Data extract:
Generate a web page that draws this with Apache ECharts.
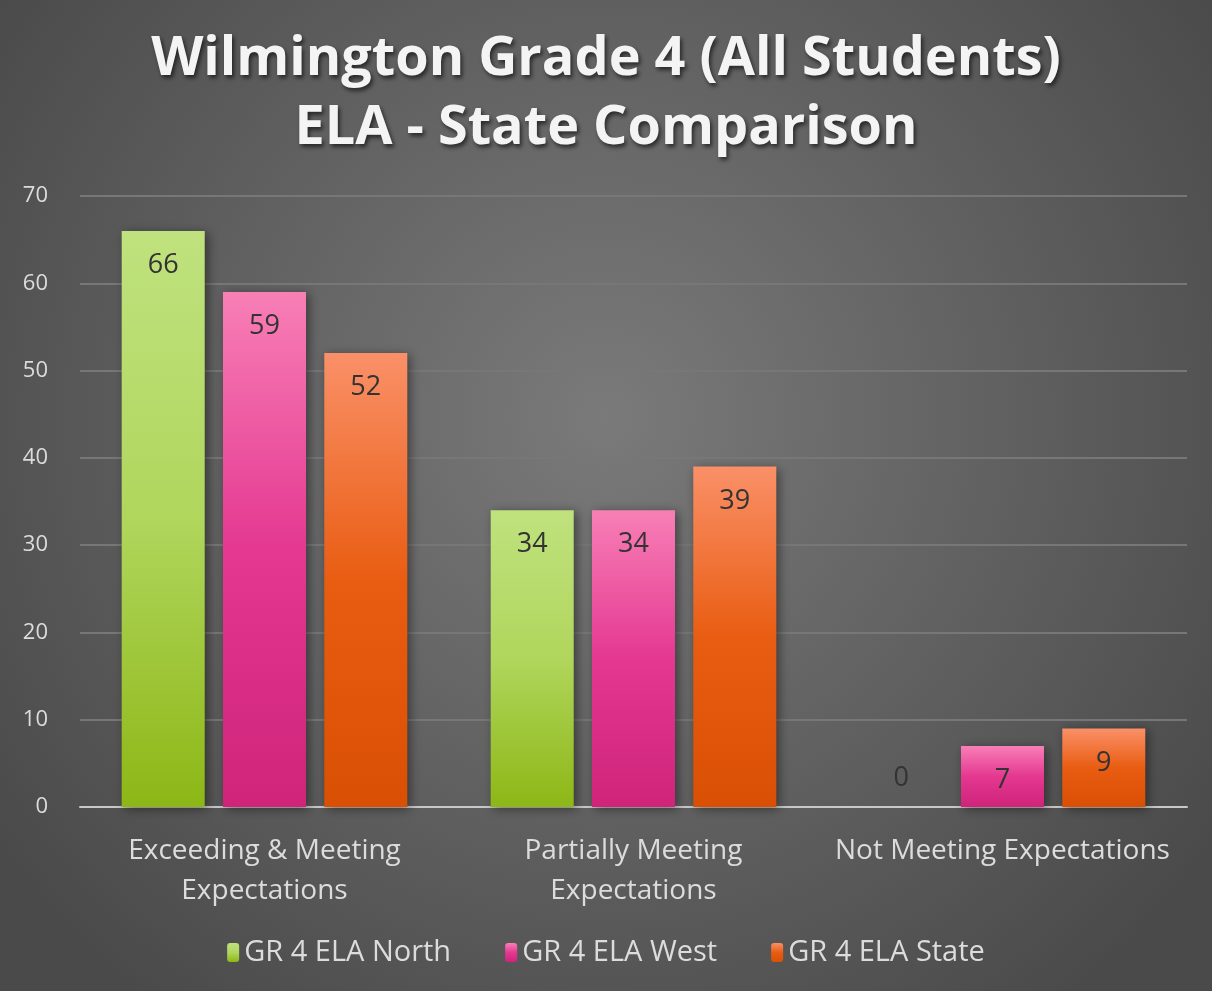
<!DOCTYPE html>
<html>
<head>
<meta charset="utf-8">
<script src="https://cdn.jsdelivr.net/npm/echarts@6/dist/echarts.min.js"></script>
<style>
  html, body { margin: 0; padding: 0; background: #555; }
  #chart { width: 1212px; height: 991px; }
</style>
</head>
<body>
<div id="chart"></div>
<script>
// chart data
var categories = ['Exceeding & Meeting\nExpectations', 'Partially Meeting\nExpectations', 'Not Meeting Expectations'];
var seriesNames = ['GR 4 ELA North', 'GR 4 ELA West', 'GR 4 ELA State'];
var northValues = [66, 34, 0];
var westValues = [59, 34, 7];
var stateValues = [52, 39, 9];
var yTicks = { min: 0, max: 70, interval: 10 };

var gradients = [
  ['#bfe27e', '#b0d65c', '#8db716'],
  ['#f87fb6', '#e43891', '#cf247a'],
  ['#fa9068', '#e95d12', '#d94f03']
];

var font = 'Open Sans';

function grad(c) {
  return new echarts.graphic.LinearGradient(0, 0, 0, 1, [
    { offset: 0, color: c[0] },
    { offset: 0.5, color: c[1] },
    { offset: 1, color: c[2] }
  ]);
}

function makeData(vals) {
  return vals.map(function (v) {
    if (v === 0) {
      return { value: v, label: { position: 'top', distance: 15 } };
    }
    return v;
  });
}

function makeSeries(name, vals, i) {
  return {
    name: name,
    type: 'bar',
    data: makeData(vals),
    barWidth: '22.5%',
    barGap: '22%',
    itemStyle: {
      color: grad(gradients[i]),
      shadowColor: 'rgba(0,0,0,0.45)',
      shadowBlur: 10,
      shadowOffsetX: 3,
      shadowOffsetY: 2
    },
    label: {
      show: true,
      position: 'insideTop',
      distance: 21,
      color: '#333',
      fontFamily: font,
      fontSize: 27
    }
  };
}

var myChart = echarts.init(document.getElementById('chart'));

var option = {
  backgroundColor: {
    type: 'radial', x: 0.5, y: 0.42, r: 0.75,
    colorStops: [
      { offset: 0, color: '#7a7a7a' },
      { offset: 1, color: '#4a4a4a' }
    ]
  },
  animation: false,
  title: {
    text: 'Wilmington Grade 4 (All Students)\nELA - State Comparison',
    left: 'center',
    top: 20,
    textStyle: {
      color: '#f4f4f4',
      fontFamily: font,
      fontWeight: 'bold',
      fontSize: 54,
      lineHeight: 69,
      textShadowColor: 'rgba(0,0,0,0.6)',
      textShadowBlur: 4,
      textShadowOffsetX: 2,
      textShadowOffsetY: 3
    }
  },
  legend: {
    bottom: 19,
    left: 'center',
    itemWidth: 12,
    itemHeight: 19,
    itemGap: 54,
    textStyle: { color: '#dcdcdc', fontFamily: font, fontSize: 29 },
    data: seriesNames
  },
  grid: { left: 80, right: 25, top: 196, bottom: 184 },
  xAxis: {
    type: 'category',
    data: categories,
    axisLine: { lineStyle: { color: '#c8c8c8', width: 2 } },
    axisTick: { show: false },
    axisLabel: {
      interval: 0,
      color: '#dcdcdc',
      fontFamily: font,
      fontSize: 28,
      lineHeight: 40,
      margin: 24
    }
  },
  yAxis: {
    type: 'value',
    min: yTicks.min,
    max: yTicks.max,
    interval: yTicks.interval,
    axisLine: { show: false },
    axisTick: { show: false },
    splitLine: { lineStyle: { color: '#777', width: 2 } },
    axisLabel: {
      color: '#dcdcdc',
      fontFamily: font,
      fontSize: 22,
      margin: 32
    }
  },
  series: [
    makeSeries(seriesNames[0], northValues, 0),
    makeSeries(seriesNames[1], westValues, 1),
    makeSeries(seriesNames[2], stateValues, 2)
  ]
};

myChart.setOption(option);
</script>
</body>
</html>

Your objective: Repeat the data exactly in full, omitting its pictures.

Task result:
Generate a web page that draws this with Apache ECharts.
<!DOCTYPE html>
<html>
<head>
<meta charset="utf-8">
<script src="https://cdn.jsdelivr.net/npm/echarts@6/dist/echarts.min.js"></script>
<style>
  html, body { margin: 0; padding: 0; background: #555; }
  #chart { width: 1212px; height: 991px; }
</style>
</head>
<body>
<div id="chart"></div>
<script>
// chart data
var categories = ['Exceeding & Meeting\nExpectations', 'Partially Meeting\nExpectations', 'Not Meeting Expectations'];
var seriesNames = ['GR 4 ELA North', 'GR 4 ELA West', 'GR 4 ELA State'];
var northValues = [66, 34, 0];
var westValues = [59, 34, 7];
var stateValues = [52, 39, 9];
var yTicks = { min: 0, max: 70, interval: 10 };

var gradients = [
  ['#bfe27e', '#b0d65c', '#8db716'],
  ['#f87fb6', '#e43891', '#cf247a'],
  ['#fa9068', '#e95d12', '#d94f03']
];

var font = 'Open Sans';

function grad(c) {
  return new echarts.graphic.LinearGradient(0, 0, 0, 1, [
    { offset: 0, color: c[0] },
    { offset: 0.5, color: c[1] },
    { offset: 1, color: c[2] }
  ]);
}

function makeData(vals) {
  return vals.map(function (v) {
    if (v === 0) {
      return { value: v, label: { position: 'top', distance: 15 } };
    }
    return v;
  });
}

function makeSeries(name, vals, i) {
  return {
    name: name,
    type: 'bar',
    data: makeData(vals),
    barWidth: '22.5%',
    barGap: '22%',
    itemStyle: {
      color: grad(gradients[i]),
      shadowColor: 'rgba(0,0,0,0.45)',
      shadowBlur: 10,
      shadowOffsetX: 3,
      shadowOffsetY: 2
    },
    label: {
      show: true,
      position: 'insideTop',
      distance: 21,
      color: '#333',
      fontFamily: font,
      fontSize: 27
    }
  };
}

var myChart = echarts.init(document.getElementById('chart'));

var option = {
  backgroundColor: {
    type: 'radial', x: 0.5, y: 0.42, r: 0.75,
    colorStops: [
      { offset: 0, color: '#7a7a7a' },
      { offset: 1, color: '#4a4a4a' }
    ]
  },
  animation: false,
  title: {
    text: 'Wilmington Grade 4 (All Students)\nELA - State Comparison',
    left: 'center',
    top: 20,
    textStyle: {
      color: '#f4f4f4',
      fontFamily: font,
      fontWeight: 'bold',
      fontSize: 54,
      lineHeight: 69,
      textShadowColor: 'rgba(0,0,0,0.6)',
      textShadowBlur: 4,
      textShadowOffsetX: 2,
      textShadowOffsetY: 3
    }
  },
  legend: {
    bottom: 19,
    left: 'center',
    itemWidth: 12,
    itemHeight: 19,
    itemGap: 54,
    textStyle: { color: '#dcdcdc', fontFamily: font, fontSize: 29 },
    data: seriesNames
  },
  grid: { left: 80, right: 25, top: 196, bottom: 184 },
  xAxis: {
    type: 'category',
    data: categories,
    axisLine: { lineStyle: { color: '#c8c8c8', width: 2 } },
    axisTick: { show: false },
    axisLabel: {
      interval: 0,
      color: '#dcdcdc',
      fontFamily: font,
      fontSize: 28,
      lineHeight: 40,
      margin: 24
    }
  },
  yAxis: {
    type: 'value',
    min: yTicks.min,
    max: yTicks.max,
    interval: yTicks.interval,
    axisLine: { show: false },
    axisTick: { show: false },
    splitLine: { lineStyle: { color: '#777', width: 2 } },
    axisLabel: {
      color: '#dcdcdc',
      fontFamily: font,
      fontSize: 22,
      margin: 32
    }
  },
  series: [
    makeSeries(seriesNames[0], northValues, 0),
    makeSeries(seriesNames[1], westValues, 1),
    makeSeries(seriesNames[2], stateValues, 2)
  ]
};

myChart.setOption(option);
</script>
</body>
</html>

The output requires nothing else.